“Un omaggio al più grande cantautore di sempre, senza nascondermi”. Così Francesco De Gregori descrive “Amore e Furto”, il nuovo album in cui interpreta e traduce (a modo suo) undici canzoni del grande Bob Dylan. “Gli ho rubato persino il titolo del disco” confessa, ridendo, l’artista romano, riferendosi a “Love and Theft” del 2001, per poi tornare immediatamente serio e precisare: “In realtà la scelta delle canzoni non è stata architettata. È come se certi brani mi avessero detto: sì, io posso farmi tradurre”.

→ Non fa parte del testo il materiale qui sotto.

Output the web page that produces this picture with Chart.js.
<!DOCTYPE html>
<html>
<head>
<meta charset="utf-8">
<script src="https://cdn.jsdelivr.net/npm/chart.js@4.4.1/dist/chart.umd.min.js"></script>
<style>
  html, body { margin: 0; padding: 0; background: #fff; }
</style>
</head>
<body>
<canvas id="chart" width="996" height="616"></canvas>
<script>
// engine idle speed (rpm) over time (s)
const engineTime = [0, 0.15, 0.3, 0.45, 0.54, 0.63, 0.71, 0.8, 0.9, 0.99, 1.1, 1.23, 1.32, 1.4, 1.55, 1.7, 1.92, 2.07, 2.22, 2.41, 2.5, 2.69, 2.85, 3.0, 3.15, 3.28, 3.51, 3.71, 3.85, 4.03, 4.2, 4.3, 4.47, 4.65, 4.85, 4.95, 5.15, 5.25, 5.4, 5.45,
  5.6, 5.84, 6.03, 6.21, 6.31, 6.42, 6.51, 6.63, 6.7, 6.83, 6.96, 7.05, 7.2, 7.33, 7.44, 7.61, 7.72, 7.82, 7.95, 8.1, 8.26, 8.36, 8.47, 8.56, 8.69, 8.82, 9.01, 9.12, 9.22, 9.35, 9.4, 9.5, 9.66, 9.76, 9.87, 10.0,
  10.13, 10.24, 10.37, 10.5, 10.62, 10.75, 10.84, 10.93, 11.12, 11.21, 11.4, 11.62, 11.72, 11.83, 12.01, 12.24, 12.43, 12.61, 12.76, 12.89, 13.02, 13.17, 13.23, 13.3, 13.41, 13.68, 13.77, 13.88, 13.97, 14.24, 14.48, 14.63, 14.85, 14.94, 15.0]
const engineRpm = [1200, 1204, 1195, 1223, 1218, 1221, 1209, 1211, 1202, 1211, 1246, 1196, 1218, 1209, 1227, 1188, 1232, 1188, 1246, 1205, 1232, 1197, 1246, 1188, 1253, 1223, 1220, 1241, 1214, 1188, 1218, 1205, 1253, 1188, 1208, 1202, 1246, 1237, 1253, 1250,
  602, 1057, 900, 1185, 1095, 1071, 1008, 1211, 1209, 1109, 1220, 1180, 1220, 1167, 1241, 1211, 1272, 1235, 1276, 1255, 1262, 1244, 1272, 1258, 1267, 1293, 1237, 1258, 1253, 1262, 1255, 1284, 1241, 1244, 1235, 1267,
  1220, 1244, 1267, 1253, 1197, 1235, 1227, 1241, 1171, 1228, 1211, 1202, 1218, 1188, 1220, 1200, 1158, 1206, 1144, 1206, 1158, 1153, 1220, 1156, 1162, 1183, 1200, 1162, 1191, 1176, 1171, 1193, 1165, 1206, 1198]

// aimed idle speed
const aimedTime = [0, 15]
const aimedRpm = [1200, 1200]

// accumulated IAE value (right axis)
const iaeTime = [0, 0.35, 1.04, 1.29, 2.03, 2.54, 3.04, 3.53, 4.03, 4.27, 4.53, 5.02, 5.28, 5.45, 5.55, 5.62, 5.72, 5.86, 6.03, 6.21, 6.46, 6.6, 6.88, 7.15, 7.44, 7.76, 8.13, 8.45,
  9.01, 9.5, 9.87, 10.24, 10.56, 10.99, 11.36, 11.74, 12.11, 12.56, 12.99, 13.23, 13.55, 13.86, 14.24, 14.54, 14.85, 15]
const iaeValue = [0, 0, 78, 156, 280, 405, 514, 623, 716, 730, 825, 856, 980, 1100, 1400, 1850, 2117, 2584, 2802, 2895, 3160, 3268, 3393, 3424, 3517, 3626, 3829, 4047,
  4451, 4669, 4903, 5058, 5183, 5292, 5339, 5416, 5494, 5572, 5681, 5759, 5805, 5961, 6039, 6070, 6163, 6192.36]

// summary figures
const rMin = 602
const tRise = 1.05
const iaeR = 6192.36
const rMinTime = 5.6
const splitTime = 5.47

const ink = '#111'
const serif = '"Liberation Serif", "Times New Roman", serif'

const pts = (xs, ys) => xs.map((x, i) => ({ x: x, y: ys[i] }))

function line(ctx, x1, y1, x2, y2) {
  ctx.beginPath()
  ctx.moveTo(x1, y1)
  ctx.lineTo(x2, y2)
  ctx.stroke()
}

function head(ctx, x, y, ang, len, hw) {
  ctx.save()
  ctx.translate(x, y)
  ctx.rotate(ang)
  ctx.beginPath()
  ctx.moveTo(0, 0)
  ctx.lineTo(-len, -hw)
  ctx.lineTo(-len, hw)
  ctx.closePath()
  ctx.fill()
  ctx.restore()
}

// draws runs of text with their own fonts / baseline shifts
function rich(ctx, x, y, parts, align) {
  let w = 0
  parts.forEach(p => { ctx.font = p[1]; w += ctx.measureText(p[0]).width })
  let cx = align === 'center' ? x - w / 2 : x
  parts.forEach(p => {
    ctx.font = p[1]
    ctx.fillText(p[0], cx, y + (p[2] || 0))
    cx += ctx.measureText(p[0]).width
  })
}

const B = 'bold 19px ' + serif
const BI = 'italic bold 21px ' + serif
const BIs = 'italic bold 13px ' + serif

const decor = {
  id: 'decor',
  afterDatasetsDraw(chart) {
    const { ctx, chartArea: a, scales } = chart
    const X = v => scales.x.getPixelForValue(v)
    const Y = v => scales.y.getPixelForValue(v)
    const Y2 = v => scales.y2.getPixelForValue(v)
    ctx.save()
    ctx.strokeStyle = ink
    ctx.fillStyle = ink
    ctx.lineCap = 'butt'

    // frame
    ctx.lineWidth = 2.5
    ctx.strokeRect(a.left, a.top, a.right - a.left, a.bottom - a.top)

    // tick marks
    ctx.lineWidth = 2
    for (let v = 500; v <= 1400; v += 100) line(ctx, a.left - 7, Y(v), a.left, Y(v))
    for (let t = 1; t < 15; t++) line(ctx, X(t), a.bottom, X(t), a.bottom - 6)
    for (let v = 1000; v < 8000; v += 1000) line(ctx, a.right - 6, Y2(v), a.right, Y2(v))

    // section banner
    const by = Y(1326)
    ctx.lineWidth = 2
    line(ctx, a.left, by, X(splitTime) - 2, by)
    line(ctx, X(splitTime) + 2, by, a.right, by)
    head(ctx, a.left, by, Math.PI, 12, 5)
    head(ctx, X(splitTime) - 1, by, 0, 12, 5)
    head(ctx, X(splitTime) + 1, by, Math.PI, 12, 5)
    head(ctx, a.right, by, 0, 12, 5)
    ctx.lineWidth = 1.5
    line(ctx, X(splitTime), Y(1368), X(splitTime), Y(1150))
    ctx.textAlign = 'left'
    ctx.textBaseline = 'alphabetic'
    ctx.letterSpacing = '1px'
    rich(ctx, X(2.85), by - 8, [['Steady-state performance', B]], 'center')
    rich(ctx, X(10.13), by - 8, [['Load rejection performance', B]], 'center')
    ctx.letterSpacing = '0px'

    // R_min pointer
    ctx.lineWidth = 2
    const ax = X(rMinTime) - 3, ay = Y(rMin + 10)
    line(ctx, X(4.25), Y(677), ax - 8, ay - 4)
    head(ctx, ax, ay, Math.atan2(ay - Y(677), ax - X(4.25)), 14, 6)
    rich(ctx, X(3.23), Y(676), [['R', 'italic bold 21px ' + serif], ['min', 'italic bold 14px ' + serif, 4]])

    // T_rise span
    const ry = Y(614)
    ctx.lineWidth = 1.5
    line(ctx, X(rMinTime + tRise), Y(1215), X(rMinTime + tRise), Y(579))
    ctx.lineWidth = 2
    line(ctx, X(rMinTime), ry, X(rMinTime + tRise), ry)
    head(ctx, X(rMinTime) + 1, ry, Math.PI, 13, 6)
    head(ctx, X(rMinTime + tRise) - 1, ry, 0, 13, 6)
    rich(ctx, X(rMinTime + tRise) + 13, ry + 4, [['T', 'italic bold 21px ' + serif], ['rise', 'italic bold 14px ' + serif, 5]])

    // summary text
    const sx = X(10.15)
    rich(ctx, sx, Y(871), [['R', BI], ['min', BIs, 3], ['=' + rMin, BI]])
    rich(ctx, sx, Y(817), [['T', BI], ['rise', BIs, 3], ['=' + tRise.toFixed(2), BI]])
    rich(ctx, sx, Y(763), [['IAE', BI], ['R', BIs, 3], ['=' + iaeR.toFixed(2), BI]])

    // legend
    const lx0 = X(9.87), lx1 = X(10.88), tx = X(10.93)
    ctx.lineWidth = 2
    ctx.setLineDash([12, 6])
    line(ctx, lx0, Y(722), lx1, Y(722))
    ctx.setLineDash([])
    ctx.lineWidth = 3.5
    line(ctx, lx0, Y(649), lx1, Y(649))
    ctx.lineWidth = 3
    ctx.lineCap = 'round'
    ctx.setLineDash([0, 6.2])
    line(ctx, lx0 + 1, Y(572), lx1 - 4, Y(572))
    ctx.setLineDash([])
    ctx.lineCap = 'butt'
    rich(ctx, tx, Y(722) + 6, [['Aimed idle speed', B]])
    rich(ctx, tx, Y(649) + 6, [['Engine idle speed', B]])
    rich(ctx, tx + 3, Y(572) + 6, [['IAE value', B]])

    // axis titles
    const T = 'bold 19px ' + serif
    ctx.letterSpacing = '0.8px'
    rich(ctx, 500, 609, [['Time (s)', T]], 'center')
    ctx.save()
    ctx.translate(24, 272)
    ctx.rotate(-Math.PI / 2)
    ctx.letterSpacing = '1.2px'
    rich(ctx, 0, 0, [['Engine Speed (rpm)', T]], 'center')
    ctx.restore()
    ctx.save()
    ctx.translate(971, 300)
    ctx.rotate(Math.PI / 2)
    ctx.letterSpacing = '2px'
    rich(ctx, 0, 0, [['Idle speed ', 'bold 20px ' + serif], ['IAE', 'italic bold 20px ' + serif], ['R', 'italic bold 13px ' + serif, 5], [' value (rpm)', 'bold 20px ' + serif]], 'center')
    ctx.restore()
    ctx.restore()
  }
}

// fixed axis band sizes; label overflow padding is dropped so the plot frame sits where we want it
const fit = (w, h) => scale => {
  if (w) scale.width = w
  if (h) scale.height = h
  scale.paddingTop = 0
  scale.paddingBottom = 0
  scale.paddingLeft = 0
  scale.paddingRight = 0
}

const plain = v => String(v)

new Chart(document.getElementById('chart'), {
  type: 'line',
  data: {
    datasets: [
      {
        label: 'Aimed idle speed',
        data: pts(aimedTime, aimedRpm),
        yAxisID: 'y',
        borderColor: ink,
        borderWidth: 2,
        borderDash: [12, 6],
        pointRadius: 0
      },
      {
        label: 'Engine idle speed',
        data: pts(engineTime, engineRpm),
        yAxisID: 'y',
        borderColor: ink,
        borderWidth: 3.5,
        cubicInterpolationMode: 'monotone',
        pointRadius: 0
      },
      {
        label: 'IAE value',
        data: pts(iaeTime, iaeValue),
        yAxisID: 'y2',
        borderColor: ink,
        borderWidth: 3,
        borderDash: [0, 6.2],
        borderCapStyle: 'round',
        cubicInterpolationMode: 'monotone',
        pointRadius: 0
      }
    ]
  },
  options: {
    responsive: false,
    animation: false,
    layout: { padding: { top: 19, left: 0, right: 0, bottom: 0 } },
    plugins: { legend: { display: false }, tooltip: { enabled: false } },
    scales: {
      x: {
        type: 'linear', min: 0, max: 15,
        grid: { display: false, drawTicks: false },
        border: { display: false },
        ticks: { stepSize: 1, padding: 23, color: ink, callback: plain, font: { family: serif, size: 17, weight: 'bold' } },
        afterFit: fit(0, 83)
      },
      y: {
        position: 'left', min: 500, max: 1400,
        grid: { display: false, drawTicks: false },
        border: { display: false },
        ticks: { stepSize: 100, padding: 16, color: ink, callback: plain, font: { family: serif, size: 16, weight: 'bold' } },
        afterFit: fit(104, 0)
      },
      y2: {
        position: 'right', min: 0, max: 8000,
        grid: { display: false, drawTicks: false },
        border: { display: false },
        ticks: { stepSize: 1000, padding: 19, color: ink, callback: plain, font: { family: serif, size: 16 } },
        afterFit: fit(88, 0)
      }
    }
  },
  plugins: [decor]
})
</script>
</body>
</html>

“De Gregori canta Bob Dylan – Amore e Furto” (Sony Music) è il frutto di un lavoro lungo e minuzioso, sia sulla parte musicale, sia su quella testuale. Nulla a che vedere con banali sentimentalismi da fan e nemmeno con proteste copia e incolla di natura politica o sociale. Niente a che spartire con gli ultimi progetti di De Gregori, che spesso ci hanno spiazzati e hanno reso il cantautore quasi irriconoscibile rispetto alla sua storia e al suo repertorio. L’ultima fatica di De Gregori riporta finalmente l’artista in carreggiata e ci riconcilia con la sua grandezza e la sua straordinaria carriera.
Parlare di cover nel caso di “De Gregori canta Bob Dylan – Amore e Furto” è alquanto riduttivo. Ogni singola canzone dell’album racchiude in sé il fascino e la spontaneità dei capolavori del “menestrello” che ha dato voce a un’intera generazione, ma cerca, track by track, di andare oltre. Ciascun pezzo dell’album nasce, infatti, dalla profonda stima e conoscenza che il Principe nutre nei confronti del cantautore e compositore statunitense. E resta fedele, nella forma e nella sostanza, all’originale, con rispetto e cura maniacale (sono davvero pochissimi i versi sacrificati), per poi metterci del suo, il carico da novanta, e diventare il vero protagonista del pezzo. Il disco è un mero atto d’amore, senza furto di note e di parole. In esso traspare l’essenza delle produzioni dylaniane, ma le idee sono puramente degregoriane. “Bob è da sempre un artista di riferimento per me. E’ l’impressionista della musica rock – spiega De Gregori in conferenza stampa a Milano – Più della metà degli arrangiamenti di questo disco sono molto simili a quelli delle sue canzoni”. Ma quali sono stati i brani più difficili da tradurre? “Sicuramente “Dignity”: non sono ancora riuscito a fare mio il significato della prima strofa”, confessa De Gregori.
In “Amore e Furto” si resta rapiti da undici ballate, undici poesie talvolta graffianti, come ad esempio “Mondo politico” (“Political World”) e “Non è buio ancora” (“Not Dark Yet”), altre volte più morbide, come il singolo “Un angioletto come te” (traduzione di “Sweetheart Like You”), nel quale Francesco De Gregori riscopre una straordinaria forza evocativa: “Il testo non parla solo di un incontro d’amore ma della sua idea platonica, dell’amore di Dante e Beatrice, per intenderci. La sua è una narrazione epica del mondo e dei sentimenti”. Ascoltando l’album ci si ritrova, a sorpresa, in “Via della povertà” (“Desolation Row”), figlia di quella versione, datata 1971, firmata dalla coppia De Gregori-De Andrè per l’LP “Canzoni”. E ancora: “Servire qualcuno” (“Gotta Serve Somebody” tratta dall’album “Slow Train Coming” del 1979), sicuramente una delle cime di “Amore e Furto”, per concludere con “Una serie di sogni” (“Series of Dreams”), “Tweedle Dum & Tweedle Dee” (“Tweedle Dee & Tweedle Dum”) e la già citata “Dignità” (“Dignity”). Brani con i quali De Gregori confeziona un ottimo album, che ha il merito non solo di emozionare con qualità e intelligenza, ma anche e soprattutto di parlare a tutti coloro che, per motivi anagrafici o semplicemente per pigrizia, non conoscono l’arte, unica e inimitabile, di Bob Dylan.